0404 GMT February 25, 2020
The court’s first preparatory hearing on the high-profile case convened on Thursday.
South Korean lawmakers had voted by a large margin to impeach Park on December 9.
The first female president of the East Asian country has been accused of involvement in an influence-peddling case, in which she allegedly colluded with a long-time confidante Choi Soon-sil to pressure major corporations to contribute money to non-profit foundations that supported presidential initiatives.
Park did not appear in the Thursday hearing, during which the judges also decided to admit for consideration documents prepared by prosecutors — an early setback for Park’s defense team, which had tried to block them.
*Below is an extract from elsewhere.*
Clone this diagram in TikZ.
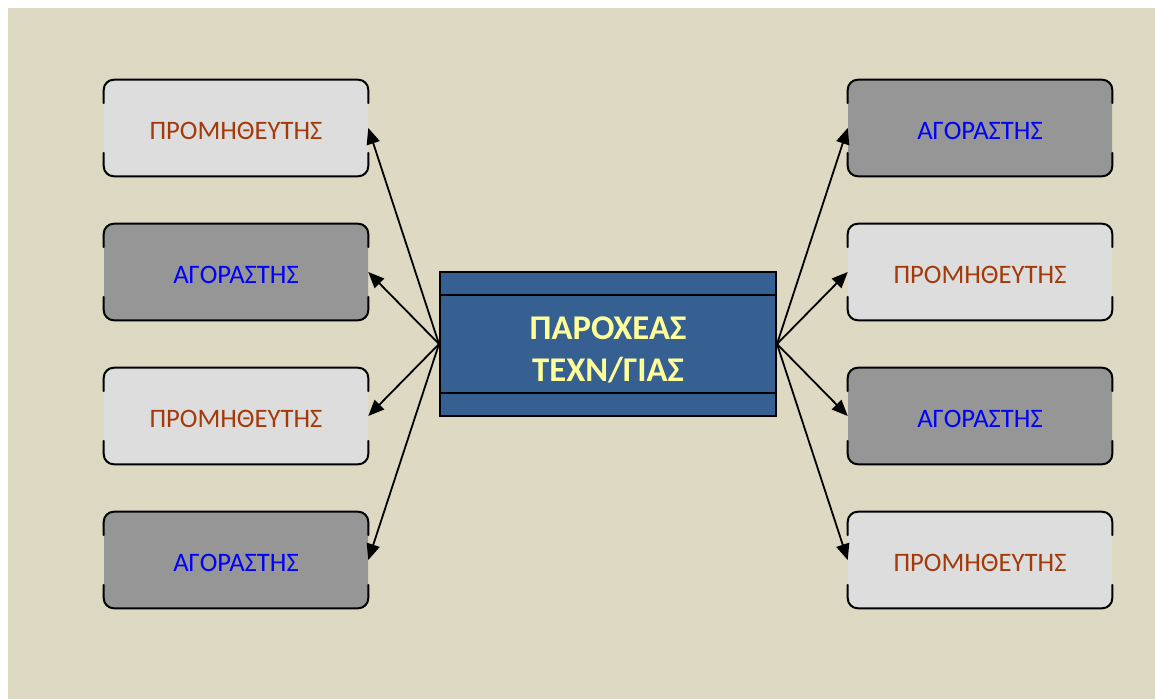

Park, whose father ruled South Korea for 18 years after seizing power in a 1961 coup, has denied misconduct in the case but nevertheless apologized for being careless in her ties with Choi, who is facing her own trial.
If the Constitutional Court confirms the impeachment vote, a process for which it has 180 days, Park will become the first elected president in the country to be forced out of office.
Her popularity has drastically declined to near record lows since the corruption scandal came to light, though some South Koreans had already held doubts about her leadership, partly because of a 2014 ferry disaster in which 300 people, mostly school children, lost their lives.
The Court pointed to that accident on Thursday, asking that Park account for her activities in the course of a seven-hour period when the disaster was unfolding, prompting her critics to accuse her of being negligent.
“We request the claimee report where she was in the Blue House during the seven hours that has become an issue, exactly what work she was engaged in,” said one of the court’s nine judges, Lee Jinsung.
The court said it would hold the next preparatory hearing on December 27.
Former aides to Park have also been charged and await trial in the case involving Choi.